Loving Arsene Wenger yet also wanting him to leave the club is no contradiction.

I’m a part of a generation of Arsenal fans who grew up with Arsene Wenger. He’s the only Arsenal manager I’ve known.

I was three years old when he became manager of the club. I couldn’t even pronounce his name when he won his first double.

By the time I took a serious interest in football and started following the club religiously, Wenger had made history. He introduced the best of Arsenal to my life.

It’s impossible for me not be full of admiration for the man.

I’d love nothing more for Wenger to win another Premier League title at the club, even if reality suggests that’s unlikely. As a fan, it’s perfectly possible to wish him and his team every success while simultaneously acknowledging the reasons why that success won’t happen.

I’ll be the first to admit that Wenger knows more about football than I ever will, but his team no longer satisfies me as a fan.

It’s not just about the trophies – although those FA Cup wins were fantastic and are always welcome – but being excited about watching the team. At their best, Arsenal can still thrill like the best of them, but that best comes maybe once or twice a month.

In the meantime, they’re floundering from game to game, making the same mistakes and losing for the same reasons. For some reason, nobody is doing anything about it.

That’s a simplistic view of it but one I have to take because the evidence is mounting against Wenger.

We used to be able to externalise our problems. The competition was richer than us, and we never had the luck to compete. Yet the club has invested hundreds of million of pounds in players for little progress. Now it faces losing it’s two best players like it’s 2011 all over again.

It’s a maddening cycle that everyone wants to break free from but nobody is united on how to do it.
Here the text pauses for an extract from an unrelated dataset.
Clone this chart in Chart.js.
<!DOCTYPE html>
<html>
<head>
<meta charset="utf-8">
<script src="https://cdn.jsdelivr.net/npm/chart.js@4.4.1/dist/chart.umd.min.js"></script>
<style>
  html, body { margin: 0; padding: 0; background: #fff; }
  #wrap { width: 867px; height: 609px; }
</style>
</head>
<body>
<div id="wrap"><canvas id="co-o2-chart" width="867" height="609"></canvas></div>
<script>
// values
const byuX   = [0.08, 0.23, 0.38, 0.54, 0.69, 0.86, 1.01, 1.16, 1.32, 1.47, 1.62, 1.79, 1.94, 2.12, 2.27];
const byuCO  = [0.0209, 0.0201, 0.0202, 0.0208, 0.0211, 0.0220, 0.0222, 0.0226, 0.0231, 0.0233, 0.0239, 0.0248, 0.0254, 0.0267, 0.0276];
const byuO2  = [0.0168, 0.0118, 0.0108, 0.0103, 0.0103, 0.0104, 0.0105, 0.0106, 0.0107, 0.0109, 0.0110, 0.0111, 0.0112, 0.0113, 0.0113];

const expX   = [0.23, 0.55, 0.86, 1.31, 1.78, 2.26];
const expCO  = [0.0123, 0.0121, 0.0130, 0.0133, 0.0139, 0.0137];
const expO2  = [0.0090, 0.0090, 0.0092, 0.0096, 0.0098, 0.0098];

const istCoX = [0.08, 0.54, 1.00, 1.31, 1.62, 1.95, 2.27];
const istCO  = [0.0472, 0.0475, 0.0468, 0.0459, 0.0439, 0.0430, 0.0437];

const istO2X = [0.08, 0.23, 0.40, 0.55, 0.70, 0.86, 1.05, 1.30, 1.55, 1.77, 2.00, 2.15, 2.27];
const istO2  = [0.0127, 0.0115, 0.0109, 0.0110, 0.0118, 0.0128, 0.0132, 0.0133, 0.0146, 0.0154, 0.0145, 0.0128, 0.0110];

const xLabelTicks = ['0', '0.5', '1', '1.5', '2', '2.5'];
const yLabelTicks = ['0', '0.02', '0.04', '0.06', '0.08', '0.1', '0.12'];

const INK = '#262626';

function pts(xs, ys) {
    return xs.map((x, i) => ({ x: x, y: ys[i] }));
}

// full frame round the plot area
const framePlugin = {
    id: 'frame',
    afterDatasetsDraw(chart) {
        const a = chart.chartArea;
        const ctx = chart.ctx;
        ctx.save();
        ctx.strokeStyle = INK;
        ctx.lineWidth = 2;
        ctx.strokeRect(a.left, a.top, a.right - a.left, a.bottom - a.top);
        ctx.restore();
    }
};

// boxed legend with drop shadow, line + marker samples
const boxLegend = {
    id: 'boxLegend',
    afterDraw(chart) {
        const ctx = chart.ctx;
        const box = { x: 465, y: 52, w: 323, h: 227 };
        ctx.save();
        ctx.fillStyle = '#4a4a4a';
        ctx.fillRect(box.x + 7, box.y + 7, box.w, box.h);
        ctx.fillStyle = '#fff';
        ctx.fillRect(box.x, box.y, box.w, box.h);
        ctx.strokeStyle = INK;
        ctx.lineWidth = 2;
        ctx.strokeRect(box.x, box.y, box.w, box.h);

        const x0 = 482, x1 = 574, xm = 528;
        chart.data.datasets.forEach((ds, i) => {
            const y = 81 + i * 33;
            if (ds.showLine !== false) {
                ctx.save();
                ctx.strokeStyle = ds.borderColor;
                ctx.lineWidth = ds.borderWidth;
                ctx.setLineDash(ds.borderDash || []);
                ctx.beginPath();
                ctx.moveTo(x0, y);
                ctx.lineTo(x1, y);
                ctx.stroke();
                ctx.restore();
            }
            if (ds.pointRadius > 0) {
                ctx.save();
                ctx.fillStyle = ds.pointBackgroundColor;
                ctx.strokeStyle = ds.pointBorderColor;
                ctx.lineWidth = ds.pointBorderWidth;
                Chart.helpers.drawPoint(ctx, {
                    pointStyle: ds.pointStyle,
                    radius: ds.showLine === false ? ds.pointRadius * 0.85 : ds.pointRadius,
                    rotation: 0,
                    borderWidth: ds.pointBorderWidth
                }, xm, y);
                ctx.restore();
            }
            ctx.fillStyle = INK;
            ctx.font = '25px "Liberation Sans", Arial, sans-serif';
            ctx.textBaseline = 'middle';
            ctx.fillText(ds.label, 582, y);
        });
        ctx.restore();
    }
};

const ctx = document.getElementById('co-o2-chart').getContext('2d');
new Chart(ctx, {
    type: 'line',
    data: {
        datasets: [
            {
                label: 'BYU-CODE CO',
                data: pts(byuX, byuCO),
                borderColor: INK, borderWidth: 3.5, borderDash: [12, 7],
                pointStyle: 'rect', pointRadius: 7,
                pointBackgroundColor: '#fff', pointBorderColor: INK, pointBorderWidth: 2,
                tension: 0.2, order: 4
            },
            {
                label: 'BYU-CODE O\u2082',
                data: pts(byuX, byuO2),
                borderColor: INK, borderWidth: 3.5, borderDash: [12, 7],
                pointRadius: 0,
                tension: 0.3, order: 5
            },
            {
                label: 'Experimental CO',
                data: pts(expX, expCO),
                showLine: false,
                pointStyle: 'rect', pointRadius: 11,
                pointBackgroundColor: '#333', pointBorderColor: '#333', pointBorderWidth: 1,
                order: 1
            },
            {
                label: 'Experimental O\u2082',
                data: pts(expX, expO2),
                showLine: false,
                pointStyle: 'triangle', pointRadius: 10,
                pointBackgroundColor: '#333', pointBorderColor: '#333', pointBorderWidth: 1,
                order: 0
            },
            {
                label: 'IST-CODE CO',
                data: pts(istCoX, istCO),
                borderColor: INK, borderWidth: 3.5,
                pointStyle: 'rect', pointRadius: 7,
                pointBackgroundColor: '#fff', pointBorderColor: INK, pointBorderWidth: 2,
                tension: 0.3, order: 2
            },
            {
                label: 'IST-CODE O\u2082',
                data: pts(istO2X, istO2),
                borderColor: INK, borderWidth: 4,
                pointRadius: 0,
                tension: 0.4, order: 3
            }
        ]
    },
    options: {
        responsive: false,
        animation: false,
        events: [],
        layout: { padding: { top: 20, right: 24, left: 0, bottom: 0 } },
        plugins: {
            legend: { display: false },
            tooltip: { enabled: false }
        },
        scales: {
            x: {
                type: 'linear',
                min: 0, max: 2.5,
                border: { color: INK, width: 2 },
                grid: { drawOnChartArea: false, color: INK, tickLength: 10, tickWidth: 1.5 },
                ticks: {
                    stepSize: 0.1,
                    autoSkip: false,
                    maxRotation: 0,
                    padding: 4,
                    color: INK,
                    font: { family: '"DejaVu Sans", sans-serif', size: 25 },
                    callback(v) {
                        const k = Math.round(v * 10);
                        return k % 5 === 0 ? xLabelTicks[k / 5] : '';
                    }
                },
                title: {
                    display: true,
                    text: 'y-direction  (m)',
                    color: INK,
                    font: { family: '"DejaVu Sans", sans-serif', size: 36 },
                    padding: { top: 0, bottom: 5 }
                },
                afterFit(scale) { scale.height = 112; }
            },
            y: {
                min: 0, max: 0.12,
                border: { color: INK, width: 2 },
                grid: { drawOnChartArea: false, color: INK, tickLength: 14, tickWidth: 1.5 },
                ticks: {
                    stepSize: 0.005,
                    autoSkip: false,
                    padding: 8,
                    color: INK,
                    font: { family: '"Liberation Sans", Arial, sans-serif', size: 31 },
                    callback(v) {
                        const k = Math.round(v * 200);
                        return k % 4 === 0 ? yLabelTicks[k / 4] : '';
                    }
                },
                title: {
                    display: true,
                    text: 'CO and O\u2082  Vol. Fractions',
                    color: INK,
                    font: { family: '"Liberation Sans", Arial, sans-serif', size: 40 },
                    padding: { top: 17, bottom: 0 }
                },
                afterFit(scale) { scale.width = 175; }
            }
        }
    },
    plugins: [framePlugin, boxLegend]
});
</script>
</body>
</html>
Change the manager, change the players, change the board, change everything; it’s a situation that encourages you to take a side and for fans to bicker about what’s best.

Passions run high, tempers flare and people inevitably cross the line.

Unfortunately, there are negative implications whatever stance you take.

I believe that Arsenal need a new manager but in expressing that opinion I’m in danger of being called ungrateful and disrespectful, not just by fellow fans, but by pundits in the media, too.

Admiration for his past achievements shouldn’t blind us from the fact that football is a dynamic game. What worked before doesn’t necessarily work now, and Wenger isn’t the only one struggling with this. Just look at Carlo Ancelotti’s time at Bayern Munich or Jose Mourinho’s time at Chelsea and Manchester United.

That view can be put across constructively. I don’t need to call Wenger a dinosaur, or an old man, or any of the other derogatory labels some fans give him. There’s no need to liken him to a dictator. Wenger doesn’t need to have won x number of trophies or purchased some of the finest players to grace the club to earn that bare minimum level of respect.

In the end, Wenger is a manager of a football team I like. I want that football team to be the best it can be, for my own pleasure and entertainment, and to that end, it needs a new manager.

It needs some stimulation from somewhere.

Asking Wenger to give up his job to achieve that is an entirely selfish position to take, but one I’m going to because I can’t go anywhere else. I’m not about to go and support Manchester City.

It’s at a point now where I truly feel it’d best for Wenger to leave the club.

He deserves to be remembered and appreciated for all the good things he did for the club, but that won’t happen if he remains in charge. He’s far too divisive a figure for that to happen.

I wouldn’t celebrate him leaving, but I’d welcome it so I could reflect on what’s been done and anticipate what’s to come, whether it’s a bright future or more mediocrity.